Overfitting - the model fits training data very well but does not generalize, so validation/test performance is worse.
epochs = np.arange(1, num_epochs + 1)
plt.figure(figsize=(7, 4))
plt.plot(epochs, history["train_loss"], label="Train loss")
plt.plot(epochs, history["val_loss"], label="Validation loss")
plt.xlabel("Epoch")
plt.ylabel("Loss")
plt.title("Training and validation loss")
plt.legend()
plt.show()
plt.figure(figsize=(7, 4))
plt.plot(epochs, history["train_acc"], label="Train accuracy")
plt.plot(epochs, history["val_acc"], label="Validation accuracy")
plt.xlabel("Epoch")
plt.ylabel("Accuracy")
plt.title("Training and validation accuracy")
plt.legend()
plt.show()
10) Final evaluation on test set#
We also need to evaluate how our model will perform on new, unseen data. Therefore, we have the test dataset.

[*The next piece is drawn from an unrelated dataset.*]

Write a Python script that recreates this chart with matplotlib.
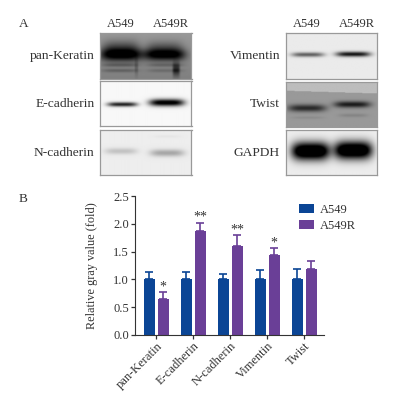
import numpy as np
import matplotlib
matplotlib.use('Agg')
import matplotlib.pyplot as plt

plt.rcParams['font.family'] = ['Liberation Serif', 'DejaVu Serif']

W, H = 402, 400
TXT = '#333333'

# bar chart values
genes = ['pan-Keratin', 'E-cadherin', 'N-cadherin', 'Vimentin', 'Twist']
a549 = [1.0, 1.0, 1.0, 1.0, 1.0]
a549_err = [0.14, 0.14, 0.10, 0.17, 0.19]
a549r = [0.65, 1.87, 1.61, 1.44, 1.18]
a549r_err = [0.12, 0.15, 0.19, 0.12, 0.15]
stars = ['*', '**', '**', '*', '']
yticks = [0.0, 0.5, 1.0, 1.5, 2.0, 2.5]

# blot panels: label, box (px), background grey, bands (x, y, half width, half height, darkness)
# x and y are fractions of the panel
left_blots = [
    ('pan-Keratin', (100.5, 33, 191.5, 79), 0.60, [
        (0.23, 0.47, 0.23, 0.14, 0.62), (0.71, 0.47, 0.23, 0.13, 0.62),
        (0.23, 0.30, 0.20, 0.16, 0.22), (0.71, 0.30, 0.20, 0.14, 0.18),
        (0.22, 0.70, 0.20, 0.04, 0.14), (0.72, 0.70, 0.20, 0.04, 0.12),
        (0.22, 0.82, 0.20, 0.04, 0.14), (0.72, 0.82, 0.20, 0.04, 0.10),
        (0.84, 0.80, 0.04, 0.15, 0.35), (0.40, 0.75, 0.02, 0.18, 0.12)]),
    ('E-cadherin', (100.5, 81.5, 191.5, 126.5), 0.97, [
        (0.245, 0.52, 0.165, 0.05, 0.85), (0.735, 0.48, 0.195, 0.08, 1.05)]),
    ('N-cadherin', (100.5, 130, 191.5, 175), 0.93, [
        (0.23, 0.47, 0.18, 0.07, 0.17), (0.74, 0.51, 0.19, 0.08, 0.28),
        (0.74, 0.14, 0.15, 0.03, 0.03)]),
]
right_blots = [
    ('Vimentin', (286, 33, 377, 79), 0.92, [
        (0.24, 0.47, 0.18, 0.05, 0.55), (0.74, 0.46, 0.19, 0.055, 0.85)]),
    ('Twist', (286, 81.5, 377, 127), 0.60, [
        (0.23, 0.59, 0.21, 0.08, 0.44), (0.73, 0.51, 0.20, 0.07, 0.50),
        (0.74, 0.75, 0.16, 0.04, 0.08), (0.24, 0.80, 0.18, 0.03, 0.05)]),
    ('GAPDH', (286, 130, 377, 175), 0.93, [
        (0.27, 0.47, 0.21, 0.20, 1.3), (0.74, 0.45, 0.21, 0.20, 1.3)]),
]


def px_axes(fig, x0, y0, x1, y1):
    return fig.add_axes([x0 / W, 1 - y1 / H, (x1 - x0) / W, (y1 - y0) / H])


def draw_blot(fig, label, box, bg, bands):
    x0, y0, x1, y1 = box
    ax = px_axes(fig, x0, y0, x1, y1)
    xx, yy = np.meshgrid(np.linspace(0, 1, 180), np.linspace(0, 1, 90))
    img = np.full(xx.shape, bg, dtype=float)
    if label == 'Twist':
        img[yy < 0.22 + 0.06 * (xx - 0.2)] = 0.74
    if label == 'pan-Keratin':
        img = img - 0.10 * yy
    for bx, by, bw, bh, dark in bands:
        edge = np.exp(-((xx - bx) / bw) ** 4)
        img = img - dark * edge * np.exp(-((yy - by) / bh) ** 2)
    ax.imshow(np.clip(img, 0, 1), cmap='gray', vmin=0, vmax=1, aspect='auto',
              interpolation='bilinear')
    ax.set_xticks([])
    ax.set_yticks([])
    for s in ax.spines.values():
        s.set_color('#999999')
        s.set_linewidth(0.9)
    fig.text((x0 - 6) / W, 1 - ((y0 + y1) / 2) / H, label, ha='right', va='center',
             fontsize=9.7, color=TXT)


fig = plt.figure(figsize=(W / 100, H / 100), dpi=100)

for row in left_blots + right_blots:
    draw_blot(fig, *row)

fig.text(19 / W, 1 - 24 / H, 'A', ha='left', va='center', fontsize=9.5, color=TXT)
fig.text(19 / W, 1 - 199 / H, 'B', ha='left', va='center', fontsize=9.5, color=TXT)
for cx, name in zip((121, 170.5, 307, 356.5), ('A549', 'A549R', 'A549', 'A549R')):
    fig.text(cx / W, 1 - 24 / H, name, ha='center', va='center', fontsize=9, color=TXT)

# bars
ax = px_axes(fig, 134.7, 196.3, 324, 334.7)
x = np.arange(len(genes))
blue = '#0B4595'
purple = '#6A3F97'
ax.bar(x - 0.187, a549, 0.29, color=blue, label='A549',
       yerr=[[0] * 5, a549_err], ecolor=blue,
       error_kw=dict(elinewidth=1.2, capsize=2.6, capthick=1.2))
ax.bar(x + 0.187, a549r, 0.29, color=purple, label='A549R',
       yerr=[[0] * 5, a549r_err], ecolor=purple,
       error_kw=dict(elinewidth=1.2, capsize=2.6, capthick=1.2))
for i, s in enumerate(stars):
    if s:
        ax.text(i + 0.187, a549r[i] + a549r_err[i] - 0.02, s, ha='center', va='bottom',
                fontsize=10, color=TXT)

ax.set_xlim(-0.584, 4.53)
ax.set_ylim(0, 2.5)
ax.set_yticks(yticks)
ax.set_yticklabels([f'{v:.1f}' for v in yticks], fontsize=9, color=TXT)
ax.set_xticks(x)
ax.set_xticklabels(genes, rotation=45, ha='right', rotation_mode='anchor', fontsize=9, color=TXT)
ax.set_ylabel('Relative gray value (fold)', fontsize=8.8, color=TXT, labelpad=11)
ax.tick_params(axis='both', length=3, width=0.9, color='#333333', pad=1)
ax.spines['top'].set_visible(False)
ax.spines['right'].set_visible(False)
ax.spines['left'].set_color('#333333')
ax.spines['bottom'].set_color('#333333')
ax.patch.set_alpha(0)

handles, labels = ax.get_legend_handles_labels()
ax.legend(handles, labels, loc='upper left', bbox_to_anchor=(0.87, 0.945), frameon=False,
          fontsize=9, labelcolor=TXT, handlelength=1.2, handleheight=0.72,
          handletextpad=0.4, labelspacing=0.35, borderaxespad=0, borderpad=0)

plt.savefig('out.png', dpi=100)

We can generate metrics derived from the prediction values of the model and the actual labels of the patients.
test_loss, test_acc, test_probs, test_preds, test_targets = evaluate(
model, test_loader, criterion, device
)
print(f"Test loss: {test_loss:.4f}")
print(f"Test accuracy: {test_acc:.4f}")
print("\nClassification report:")
print(classification_report(test_targets, test_preds, target_names=data.target_names))
Test loss: 0.1151
Test accuracy: 0.9561
Classification report:
precision recall f1-score support
malignant 0.93 0.95 0.94 42
benign 0.97 0.96 0.97 72
accuracy 0.96 114
macro avg 0.95 0.96 0.95 114
weighted avg 0.96 0.96 0.96 114
cm = confusion_matrix(test_targets, test_preds)
disp = ConfusionMatrixDisplay(confusion_matrix=cm, display_labels=data.target_names)

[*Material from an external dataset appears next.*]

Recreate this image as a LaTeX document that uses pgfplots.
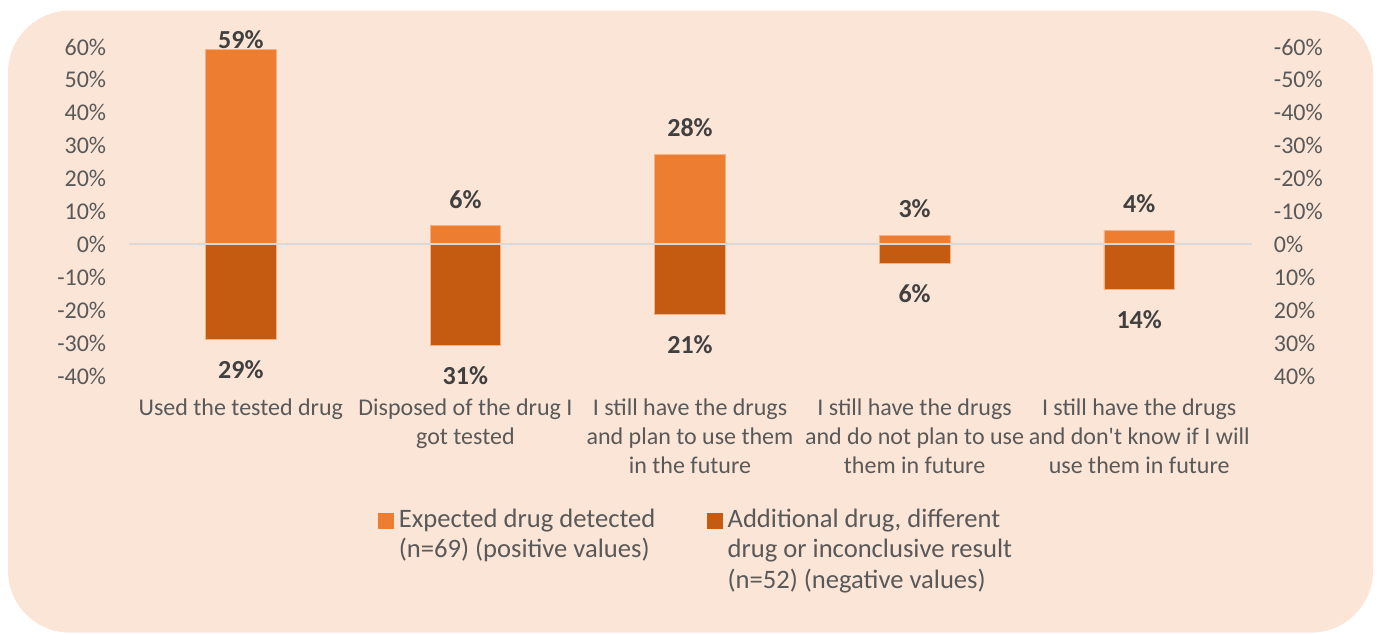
\documentclass[border=0pt]{standalone}
\usepackage{pgfplots}
\pgfplotsset{compat=1.18}
\usepackage{pgfplotstable}
\usepackage{fontspec}
\setmainfont{Carlito}[Ligatures=TeXOff]
\definecolor{bg}{HTML}{FBE5D6}
\definecolor{posc}{HTML}{ED7D31}
\definecolor{negc}{HTML}{C55A11}
\definecolor{txt}{HTML}{595959}
\definecolor{lbl}{HTML}{404040}
\definecolor{zeroc}{HTML}{D9D9D9}
\definecolor{edge}{HTML}{F4B183}

\pgfplotstableread{
x y lbl dy
0 59.3 59 4.6
1 5.65 6 13.2
2 27.4 28 13.2
3 2.8 3 13.2
4 4.3 4 13.2
}\posdata
\pgfplotstableread{
x y lbl dy
0 -28.9 29 -15.2
1 -30.8 31 -15.2
2 -21.2 21 -15.2
3 -5.8 6 -15.2
4 -13.7 14 -15.2
}\negdata

\begin{document}
\begin{tikzpicture}
\fill[bg, rounded corners=31pt] (4pt,0.2pt) rectangle (686.5pt,311.2pt);
\useasboundingbox (0,0) rectangle (689.5pt,316.5pt);
\begin{axis}[
  at={(64.25pt,128.5pt)}, anchor=south west,
  scale only axis, width=561.5pt, height=164.5pt,
  xmin=-0.5, xmax=4.5, ymin=-40, ymax=60,
  axis line style={draw=none}, major tick length=0pt, tick style={draw=none},
  xtick={0,1,2,3,4},
  xticklabels={{Used the tested drug},{Disposed of the drug I\\got tested},{I still have the drugs\\and plan to use them\\in the future},{I still have the drugs\\and do not plan to use\\them in future},{I still have the drugs\\and don't know if I will\\use them in future}},
  xticklabel style={anchor=north, align=center, inner sep=0pt, yshift=-11pt, font=\fontsize{12}{14.5}\selectfont, text=txt},
  ytick={-40,-30,...,60},
  yticklabels={-40\%,-30\%,-20\%,-10\%,0\%,10\%,20\%,30\%,40\%,50\%,60\%},
  yticklabel style={anchor=east, inner sep=0pt, xshift=-11pt, font=\fontsize{12}{14.5}\selectfont, text=txt},
  clip=false,
  legend columns=2,
  legend style={at={(axis description cs:0.22217,-0.39477)}, anchor=north west, draw=none, fill=none, inner sep=0pt, outer sep=0pt, font=\fontsize{13.3}{15.3}\selectfont, text=txt, cells={anchor=base west}, nodes={inner sep=0pt, text depth=}, column sep=0pt, row sep=0pt},
]
\addplot[ybar, bar width=35.3pt, bar shift=0pt, fill=posc, draw=edge, line width=0.4pt,
  point meta=explicit symbolic,
  nodes near coords={\pgfplotspointmeta\%},
  nodes near coords align={center},
  visualization depends on={\thisrow{dy} \as \dy},
  every node near coord/.append style={anchor=center, yshift=\dy, font=\fontsize{13}{15}\selectfont\bfseries, text=lbl, inner sep=0pt},
  legend image code/.code={\fill[posc] (0pt,-0.35pt) rectangle (7.5pt,7.15pt); \path (10pt,0pt);}
] table[x=x, y=y, meta=lbl] {\posdata};
\addlegendentry{\makebox[154pt][l]{\begin{tabular}[t]{@{}l@{}}Expected drug detected\\(n=69) (positive values)\end{tabular}}}
\addplot[ybar, bar width=35.3pt, bar shift=0pt, fill=negc, draw=edge, line width=0.4pt,
  point meta=explicit symbolic,
  nodes near coords={\pgfplotspointmeta\%},
  nodes near coords align={center},
  visualization depends on={\thisrow{dy} \as \dy},
  every node near coord/.append style={anchor=center, yshift=\dy, font=\fontsize{13}{15}\selectfont\bfseries, text=lbl, inner sep=0pt},
  legend image code/.code={\fill[negc] (0pt,-0.35pt) rectangle (7.5pt,7.15pt); \path (10pt,0pt);}
] table[x=x, y=y, meta=lbl] {\negdata};
\addlegendentry{\begin{tabular}[t]{@{}l@{}}Additional drug, different\\drug or inconclusive result\\(n=52) (negative values)\end{tabular}}
\addplot[zeroc, line width=1pt, forget plot] coordinates {(-0.5,0) (4.5,0)};
\end{axis}
\begin{axis}[
  at={(64.25pt,128.5pt)}, anchor=south west,
  scale only axis, width=561.5pt, height=164.5pt,
  xmin=-0.5, xmax=4.5, ymin=-40, ymax=60,
  hide x axis,
  axis line style={draw=none}, major tick length=0pt, tick style={draw=none},
  yticklabel pos=right,
  ytick={-40,-30,...,60},
  yticklabels={40\%,30\%,20\%,10\%,0\%,-10\%,-20\%,-30\%,-40\%,-50\%,-60\%},
  yticklabel style={anchor=west, inner sep=0pt, xshift=11pt, font=\fontsize{12}{14.5}\selectfont, text=txt},
]
\end{axis}
\end{tikzpicture}
\end{document}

disp.plot(cmap="Blues", values_format="d")
plt.title("Test Confusion Matrix")
plt.show()
fpr, tpr, thresholds = roc_curve(test_targets.ravel(), test_probs.ravel())
roc_auc = auc(fpr, tpr)
plt.figure()
plt.plot(fpr, tpr, label=f"ROC (AUC = {roc_auc:.3f})")
plt.plot([0, 1], [0, 1], linestyle="--", label="Random")
plt.xlabel("False Positive Rate")
plt.ylabel("True Positive Rate")
plt.title("ROC Curve (Test Set)")
plt.legend()
plt.show()
p = test_probs.ravel()
y = test_targets.ravel()
plt.figure()
plt.hist(p[y == 0], bins=20, alpha=0.7, label=f"{data.target_names[0]}")
plt.hist(p[y == 1], bins=20, alpha=0.7, label=f"{data.target_names[1]}")
plt.axvline(0.5, linestyle="--", label="threshold = 0.5", c='black')
plt.xlabel("Predicted probability")
plt.ylabel("Count")
plt.title("Test predicted probabilities by class")
plt.legend()
plt.show()
Exercise 1: What happens if you change the learning rate ? For example, try out 1e-2, 1e-6, 1e-10.
Exercise 2: Adapt the epochs also in regard to changed learning rates. When do you think your model finishes learning ?
Exercise 3: Change the network architecture. Add or remove linear layers, change dropout rates and activation functions. How does the behaviour of the model change ?
Exercise 4: (Optional) Implement you a 5-fold cross-validation training loop and see check how variable your results are across different splits of the data. (You may ask bob for help.)